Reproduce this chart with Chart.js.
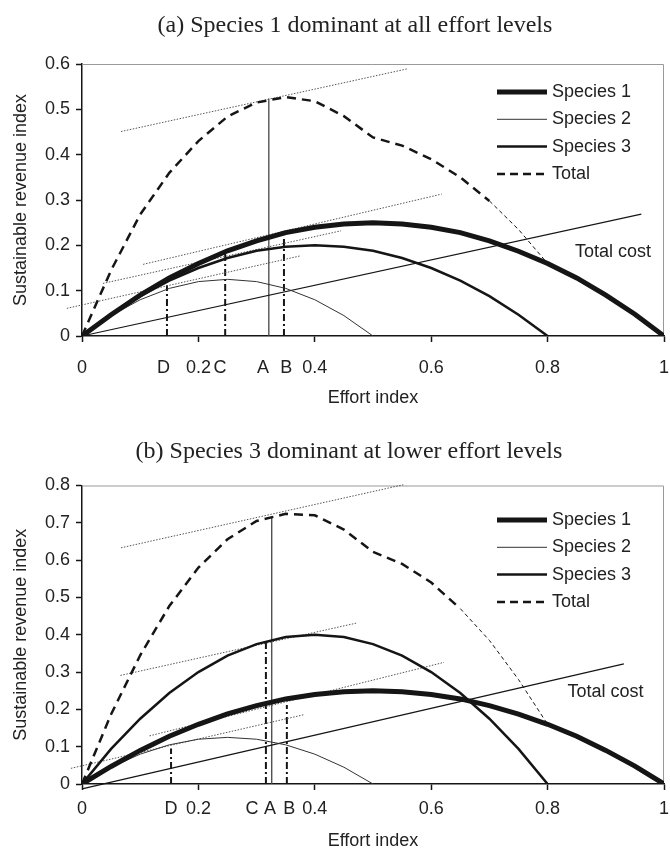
<!DOCTYPE html>
<html lang="en">
<head>
  <meta charset="UTF-8" />
  <title>Sustainable revenue and effort</title>
  <style>
    body { margin: 0; background: #fff; }
    .panel { position: relative; width: 670px; height: 426px; }
    .panel canvas { display: block; }
    .title {
      position: absolute; left: 0; top: 9px; margin: 0;
      font: normal 24px "Liberation Serif", "Times New Roman", serif;
      line-height: 30px; text-align: center; color: #222;
    }
  </style>
</head>
<body>

  <div class="panel">
    <h2 class="title" style="width: 710px;">(a) Species 1 dominant at all effort levels</h2>
    <canvas id="chartA" width="670" height="426"></canvas>
  </div>
  <div class="panel">
    <h2 class="title" style="width: 698px;">(b) Species 3 dominant at lower effort levels</h2>
    <canvas id="chartB" width="670" height="426"></canvas>
  </div>

  <script src="https://cdn.jsdelivr.net/npm/chart.js"></script>
  <script>
    // effort index grid used by all curves
    const effort = [0, 0.05, 0.1, 0.15, 0.2, 0.25, 0.3, 0.35, 0.4, 0.45, 0.5,
                    0.55, 0.6, 0.65, 0.7, 0.75, 0.8, 0.85, 0.9, 0.95, 1];

    const xTickValues = [0, 0.2, 0.4, 0.6, 0.8, 1];
    const markNames = ['D', 'C', 'A', 'B'];

    // (a) Species 1 dominant
    const species1A = [0, 0.047, 0.09, 0.128, 0.16, 0.188, 0.21, 0.228, 0.24, 0.247, 0.25,
                       0.247, 0.24, 0.228, 0.21, 0.187, 0.16, 0.128, 0.09, 0.048, 0];
    const species2A = [0, 0.045, 0.08, 0.105, 0.12, 0.125, 0.12, 0.105, 0.08, 0.045, 0];
    const species3A = [0, 0.047, 0.088, 0.122, 0.15, 0.172, 0.188, 0.197, 0.2, 0.197, 0.188,
                       0.172, 0.15, 0.122, 0.088, 0.047, 0];
    const totalA = [0, 0.145, 0.268, 0.36, 0.43, 0.484, 0.515, 0.527, 0.518, 0.485, 0.438,
                    0.42, 0.39, 0.35, 0.298, 0.235, 0.16, 0.128, 0.09, 0.048, 0];
    const costA = [[0, 0], [0.961, 0.269]];
    const tangentsA = [
      [0.067, 0.451, 0.558, 0.589],
      [0.105, 0.158, 0.618, 0.313],
      [0.036, 0.116, 0.445, 0.232],
      [-0.026, 0.061, 0.376, 0.177]
    ];
    const markXA = [0.146, 0.246, 0.321, 0.347];
    const markTopA = [0.112, 0.185, 0.524, 0.22];
    const markLabelXA = [0.140, 0.237, 0.311, 0.351];

    // (b) Species 3 dominant at lower effort
    const species1B = [0, 0.047, 0.09, 0.128, 0.16, 0.188, 0.21, 0.228, 0.24, 0.247, 0.25,
                       0.247, 0.24, 0.228, 0.21, 0.187, 0.16, 0.128, 0.09, 0.048, 0];
    const species2B = [0, 0.045, 0.08, 0.105, 0.12, 0.125, 0.12, 0.105, 0.08, 0.045, 0];
    const species3B = [0, 0.094, 0.175, 0.244, 0.3, 0.344, 0.375, 0.394, 0.4, 0.394, 0.375,
                       0.344, 0.3, 0.244, 0.175, 0.094, 0];
    const totalB = [0, 0.187, 0.345, 0.477, 0.58, 0.656, 0.705, 0.724, 0.72, 0.682, 0.622,
                    0.59, 0.54, 0.47, 0.385, 0.28, 0.16, 0.128, 0.09, 0.048, 0];
    const costB = [[0, -0.013], [0.931, 0.322]];
    const tangentsB = [
      [0.067, 0.633, 0.552, 0.802],
      [0.066, 0.291, 0.471, 0.431],
      [0.116, 0.129, 0.622, 0.326],
      [-0.019, 0.042, 0.382, 0.186]
    ];
    const markXB = [0.153, 0.316, 0.326, 0.352];
    const markTopB = [0.095, 0.384, 0.713, 0.212];
    const markLabelXB = [0.153, 0.292, 0.323, 0.356];

    const INK = '#151515';
    const SANS = '"Liberation Sans", Arial, sans-serif';

    function curve(ys) {
      return ys.map((y, i) => ({x: effort[i], y}));
    }

    function pair(p) {
      return p.map(([x, y]) => ({x, y}));
    }

    function line(data, extra) {
      return Object.assign({
        data,
        borderColor: INK,
        borderWidth: 1,
        pointRadius: 0,
        pointHoverRadius: 0,
        tension: 0,
        fill: false
      }, extra);
    }

    function buildDatasets(p) {
      const sets = [
        line(curve(p.s1), {label: 'Species 1', borderWidth: 5, inLegend: true}),
        line(curve(p.s2), {label: 'Species 2', borderWidth: 1, borderColor: '#333', inLegend: true}),
        line(curve(p.s3), {label: 'Species 3', borderWidth: 2.5, inLegend: true}),
        line(curve(p.total), {
          label: 'Total', borderWidth: 2.5, borderDash: [9, 6], inLegend: true,
          segment: {
            borderWidth: ctx => ctx.p0.parsed.x >= p.thinFrom && ctx.p0.parsed.x < 0.8 ? 1 : undefined,
            borderDash: ctx => ctx.p0.parsed.x >= p.thinFrom && ctx.p0.parsed.x < 0.8 ? [4, 3] : undefined
          }
        }),
        line(pair(p.cost), {label: 'Total cost', borderWidth: 1.2, clip: false})
      ];
      p.tangents.forEach(t => {
        sets.push(line(pair([[t[0], t[1]], [t[2], t[3]]]), {
          label: 'tangent', borderColor: '#555', borderWidth: 1, borderDash: [1.5, 1.5], clip: false
        }));
      });
      markNames.forEach((name, i) => {
        const solid = name === 'A';
        sets.push(line(pair([[p.markX[i], 0], [p.markX[i], p.markTop[i]]]), {
          label: name,
          borderColor: solid ? '#444' : INK,
          borderWidth: solid ? 1.3 : 2,
          borderDash: solid ? [] : [7, 3, 2, 3]
        }));
      });
      return sets;
    }

    const framePlugin = {
      id: 'frame',
      beforeDatasetsDraw(chart) {
        const {ctx, chartArea: a} = chart;
        ctx.save();
        ctx.strokeStyle = '#999';
        ctx.lineWidth = 1;
        ctx.beginPath();
        ctx.moveTo(a.left, a.top + 0.5);
        ctx.lineTo(a.right - 0.5, a.top + 0.5);
        ctx.lineTo(a.right - 0.5, a.bottom);
        ctx.stroke();
        ctx.restore();
      }
    };

    const sideLegend = {
      id: 'sideLegend',
      afterDatasetsDraw(chart, args, opts) {
        const {ctx, chartArea: a, scales} = chart;
        ctx.save();
        ctx.font = '18px ' + SANS;
        ctx.textBaseline = 'middle';
        ctx.fillStyle = '#222';
        chart.data.datasets.filter(d => d.inLegend).forEach((d, i) => {
          const y = a.top + opts.top + i * opts.gap;
          const x0 = a.right + opts.right;
          ctx.strokeStyle = d.borderColor;
          ctx.lineWidth = d.label === 'Total' ? 2.5 : d.borderWidth;
          ctx.setLineDash(d.label === 'Total' ? [8, 5] : []);
          ctx.beginPath();
          ctx.moveTo(x0, y);
          ctx.lineTo(x0 + opts.lineLen, y);
          ctx.stroke();
          ctx.fillText(d.label, x0 + opts.lineLen + 5, y);
        });
        ctx.fillText('Total cost', scales.x.getPixelForValue(opts.costAt[0]),
                     scales.y.getPixelForValue(opts.costAt[1]));
        ctx.restore();
      }
    };

    function makeChart(id, p) {
      const letterAt = v => p.markLabelX.indexOf(v);
      new Chart(document.getElementById(id), {
        type: 'line',
        data: { datasets: buildDatasets(p) },
        plugins: [framePlugin, sideLegend],
        options: {
          animation: false,
          responsive: false,
          layout: { padding: { top: p.padTop, right: 6, left: 0, bottom: 0 } },
          plugins: {
            legend: { display: false },
            tooltip: { enabled: false },
            sideLegend: { top: p.legendTop, gap: 27.3, right: -167, lineLen: 50, costAt: p.costAt }
          },
          scales: {
            x: {
              type: 'linear',
              min: 0,
              max: 1,
              afterFit: s => {
                s.height = p.xHeight;
                s.paddingLeft = 0;
                s.paddingRight = 0;
              },
              afterBuildTicks: s => {
                s.ticks = xTickValues.concat(p.markLabelX)
                  .sort((a, b) => a - b)
                  .map(v => ({value: v}));
              },
              ticks: {
                autoSkip: false,
                maxRotation: 0,
                minRotation: 0,
                padding: p.xTickPad,
                color: '#222',
                font: { family: SANS, size: 18 },
                callback: v => letterAt(v) >= 0 ? markNames[letterAt(v)] : String(v)
              },
              grid: {
                drawOnChartArea: false,
                drawTicks: true,
                tickLength: 6,
                tickWidth: 1.5,
                tickColor: ctx => ctx.tick && letterAt(ctx.tick.value) >= 0 ? 'rgba(0,0,0,0)' : INK
              },
              border: { color: INK, width: 1.5 },
              title: {
                display: true,
                text: 'Effort index',
                color: '#222',
                font: { family: SANS, size: 18 },
                padding: { top: 0, bottom: p.xTitlePad }
              }
            },
            y: {
              min: 0,
              max: p.yMax,
              afterFit: s => {
                s.width = 82;
                s.paddingTop = 0;
                s.paddingBottom = 0;
              },
              ticks: {
                stepSize: 0.1,
                padding: 6,
                color: '#222',
                font: { family: SANS, size: 18 },
                callback: v => v === 0 ? '0' : v.toFixed(1)
              },
              grid: {
                drawOnChartArea: false,
                drawTicks: true,
                tickLength: 6,
                tickWidth: 1.5,
                tickColor: INK
              },
              border: { color: INK, width: 1.5 },
              title: {
                display: true,
                text: 'Sustainable revenue index',
                color: '#222',
                font: { family: SANS, size: 18 },
                padding: { top: 10, bottom: 0 }
              }
            }
          }
        }
      });
    }

    makeChart('chartA', {
      s1: species1A, s2: species2A, s3: species3A, total: totalA, thinFrom: 0.7,
      cost: costA, tangents: tangentsA,
      markX: markXA, markTop: markTopA, markLabelX: markLabelXA,
      yMax: 0.6, padTop: 64, xHeight: 90, xTickPad: 15, xTitlePad: 17,
      legendTop: 28, costAt: [0.847, 0.186]
    });

    makeChart('chartB', {
      s1: species1B, s2: species2B, s3: species3B, total: totalB, thinFrom: 0.65,
      cost: costB, tangents: tangentsB,
      markX: markXB, markTop: markTopB, markLabelX: markLabelXB,
      yMax: 0.8, padTop: 59.5, xHeight: 68, xTickPad: 8, xTitlePad: 0,
      legendTop: 34.5, costAt: [0.834, 0.246]
    });
  </script>
</body>
</html>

+ + + + + + +

__GIVEN INSTRUCTION__: Repeat only what lies between the start of the data and the end of the line containing "const markNames = ['D', 'C', 'A', 'B'];", exactly, with pictures left out.

__ANSWER TO THE TASK__:
Reproduce this chart with Chart.js.
<!DOCTYPE html>
<html lang="en">
<head>
  <meta charset="UTF-8" />
  <title>Sustainable revenue and effort</title>
  <style>
    body { margin: 0; background: #fff; }
    .panel { position: relative; width: 670px; height: 426px; }
    .panel canvas { display: block; }
    .title {
      position: absolute; left: 0; top: 9px; margin: 0;
      font: normal 24px "Liberation Serif", "Times New Roman", serif;
      line-height: 30px; text-align: center; color: #222;
    }
  </style>
</head>
<body>

  <div class="panel">
    <h2 class="title" style="width: 710px;">(a) Species 1 dominant at all effort levels</h2>
    <canvas id="chartA" width="670" height="426"></canvas>
  </div>
  <div class="panel">
    <h2 class="title" style="width: 698px;">(b) Species 3 dominant at lower effort levels</h2>
    <canvas id="chartB" width="670" height="426"></canvas>
  </div>

  <script src="https://cdn.jsdelivr.net/npm/chart.js"></script>
  <script>
    // effort index grid used by all curves
    const effort = [0, 0.05, 0.1, 0.15, 0.2, 0.25, 0.3, 0.35, 0.4, 0.45, 0.5,
                    0.55, 0.6, 0.65, 0.7, 0.75, 0.8, 0.85, 0.9, 0.95, 1];

    const xTickValues = [0, 0.2, 0.4, 0.6, 0.8, 1];
    const markNames = ['D', 'C', 'A', 'B'];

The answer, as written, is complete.